— Ты, Пузырев, хоть и любишь белое вино и жену, а ведь хочешь ограбить нас. Во что нам твоя музыка обойдется, подумал? А потом, — говорил в полной тишине богомазный лидер, — учти, людям некогда рассиживаться за чашечкой, как ты говоришь, кофе. У нас живут труженики, а не лодыри. И ты неправильно понял задачу. Задача в том и состоит, чтобы не было очередей. А ты, братец, что предлагаешь? Опять очереди? Нет, это не наш путь. Народ устал от очередей, и мы должны рассосать их с учетом строительства новых объектов по приему пустых бутылок, чтоб труженик не терял времени на это дело. Понятно, Пузырев?
— Но, Петр Аверьянович! — взмолился растерявшийся Пузырев. — Я подходил с чисто нравственных позиций к этому вопросу, с позиций общей культуры, так сказать, я не имел в виду очереди. Но если есть свободный часок, потому бы не...
— Свободного часочка у человека нет, Пузырев! — перебил его Петр Аверьянович. — Все свои свободные часочки люди тратят на дело строительства нового образа жизни. Вот когда построим, тогда и будем рассуждать, как потратить свободный часок. А сейчас работать надо. И никаких шуток! Шутка ему нужна... Ты шути со своей женой.
— Я понимаю, я все понимаю... Но все-таки хотелось бы! Я, как теоретик, хотел...
— Какой ты теоретик, Пузырев! Садись уж, теоретик. Нам теоретики не нужны. Мы люди практичные. А вот насчет последней капли ты зря ввернул. Зря! Что ты имел в виду? — гневно спросил старец у Пузырева, который очень смущен был и смешон в младенческом своем непонимании. — Последняя капля терпения! Надо же додуматься до такой штуковины. Садись, садись, теоретик! Мы с тобой поговорим потом. Теория без практики — знаешь? Мертва! — добавил он зловеще и повторил сырым, болезненным голосом: — Мертва, Пузырев, мертва. Запомни.
Пузырев был убит, зато Клавдия Ивановна ликовала. Телеса ее волновались, она покусывала губы и словно бы рвалась в бой, чтобы добить Пузырева, лягнувшего ее в своем ошибочном, как выяснилось, и даже идейно порочном выступлении, осужденном самим Петром Аверьяновичем.

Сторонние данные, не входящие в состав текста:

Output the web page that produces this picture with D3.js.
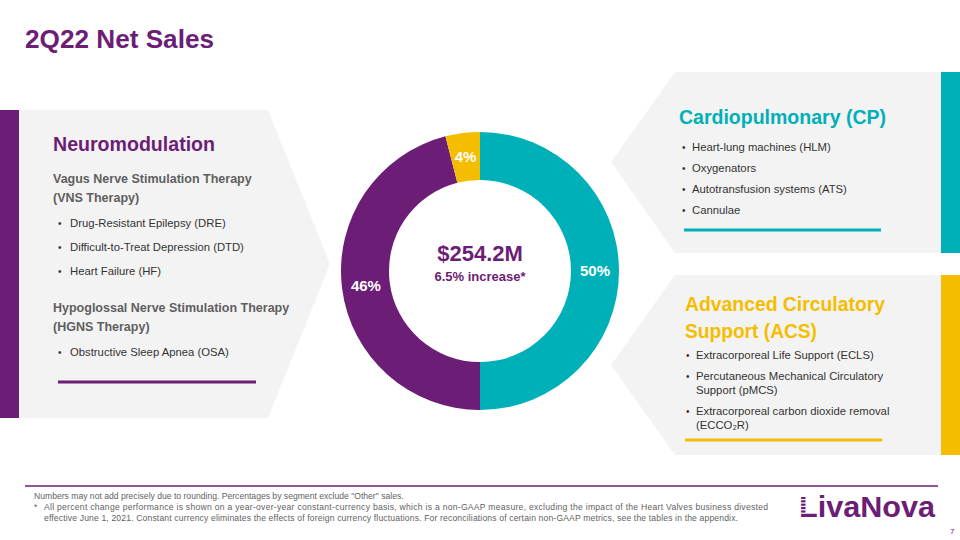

Руки ее тряслись, когда она, не дождавшись пришибленных мужиков, наливала в свою рюмку водки. Сливина, не утерпев, поднялась, опрокинув загрохотавший стул, и чревом своим выкрикнула на весь зал:
— Предлагается тост! За Петра, великого! За дорогого нашего Петра Аверьяновича!
Люди зашумели, стали подниматься, чокаться рюмками, тянуться друг к другу, снимая мрак напряжения, в какой ввел их Петр Аверьянович разносом Пузырева. Каждый из них невольно чувствовал себя на месте несчастного, но каждый тоже знал про себя, что Петр Аверьянович прав, конечно, и как бы чувствовал себя одновременно на месте строгого, но справедливого Петра Аверьяновича. Каждый словно бы говорил, чокаясь с соседом и виновато улыбаясь: «Здорово он его подсек! Так подсек, что Пузыреву долго теперь не оправиться. А мужик был неплохой. Жалко. Но... не лезь со своими теориями в серьезные дела».
Темляков, как ни странно, тоже чувствовал справедливость, какая прозвучала в словах Петра Аверьяновича, и хотя он понимал, что Клавдия Ивановна слишком возвеличила его, назвав Петром великим, и что это вряд ли понравилось кому-нибудь из присутствующих, не говоря уж о самом Петре Аверьяновиче, при всем при том ему было жалко бедного Пузырева. Он глазами отыскал его за соседним столом и поразился перемене, какая произошла с ним.
Пузырев стоял, держа в руке фужер с золотистым вином, смотрел в одну точку и, одинокий среди шумных сподвижников, покинутый и отторгнутый ими, никем из них не замечаемый, как будто его и не было тут никогда или как будто он превратился в стеклянное изваяние, был бледен и страшен в своем отупении. На лице его, которое стало вдруг дряблым, брыластым, застыла недоуменная улыбка, похожая на гримасу боли и отчаяния.
Его можно было, конечно, понять и пожалеть как человека, который всю свою жизнь доказывал преданность высшему руководству и который на сей раз тоже вышел на трибуну, чтоб еще раз верноподданно послужить ему, но был жестоко не понят в этом своем рвении и расценен чуть ли не как подрывной элемент, против чего сам он всю жизнь боролся и готов был бороться и дальше, не помышляя ни о каком своем особом мнении или ослушании.